Spielberg’s passion for history, and his new obligations as a parent, inspired the director to revisit the past.

“When I started having kids it, it made me look ahead and then that forced me to look back ‘cause I’ve always loved history. I excelled in history at school probably not much else,” he said. “I was a good history student and history I’ve always said to my kids you, you can’t go forward unless you know where all of us collectively have been and so I’ve always had this interest in historical subjects, in biographies but I never really turned to that until I got serious about being a parent.”

Steven Spielberg didn’t want children before filming ‘E.T.’

Whereas his kids may have inspired some of Spielberg’s films, Spielberg’s films inspired the director to have kids. The Oscar-winner confided in an interview with Variety. that starting a family was once the furthest thing from his mind. Especially given how busy he was because of his directorial career.
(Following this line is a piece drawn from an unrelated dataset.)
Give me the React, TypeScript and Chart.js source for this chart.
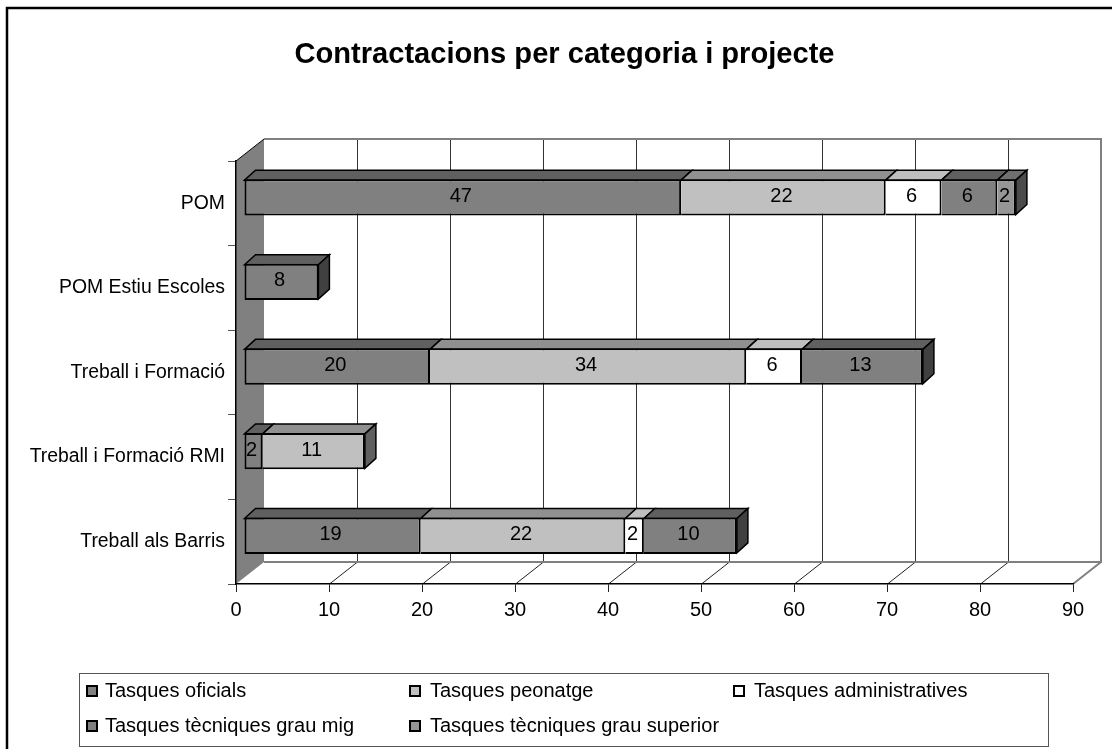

“I didn’t want to have kids because it was not a kind of equation that made sense for me as I went from movie to movie to movie, script to script,” Spielberg said.

E.T. changed the director’s perspective entirely. Seeing as Spielberg was directing and guiding many child stars on set, he already felt like he took on the role of a parent.

“It never occurred to me till halfway through E.T. I was a parent on that film. I was literally feeling like I was very protective of Henry [Thomas] and Mike [McNaughton] and my whole cast, and especially Drew Barrymore, who was only 6 years old,” Spielberg said. “And I started thinking, ‘Well, maybe this could be my real life someday.’ It was the first time that it occurred to me that maybe I could be a dad. And maybe in a way, a director is a dad, or a mom … I really felt that that would be my big production.”

Steven Spielberg turned down the ‘Harry Potter’ franchise because of his kids

The Harry Potter series could’ve been another blockbuster Spielberg added to his resume. But the filmmaker rejected the film due to his own familial obligations.

“They offered me Harry Potter and I chose to turn down the first Harry Potter to basically spend the next year and a half with my family, my young kids growing up,” Spielberg said according to Insider.

Despite how successful the wizard movies were, the director had no regrets on passing up the franchise.

“So, I sacrificed a great franchise — which today looking back I’m very happy to have done — to be with my family. The choice I had to make in taking a job that would move me to another country for four of five months where I wouldn’t see my family every day,” he said.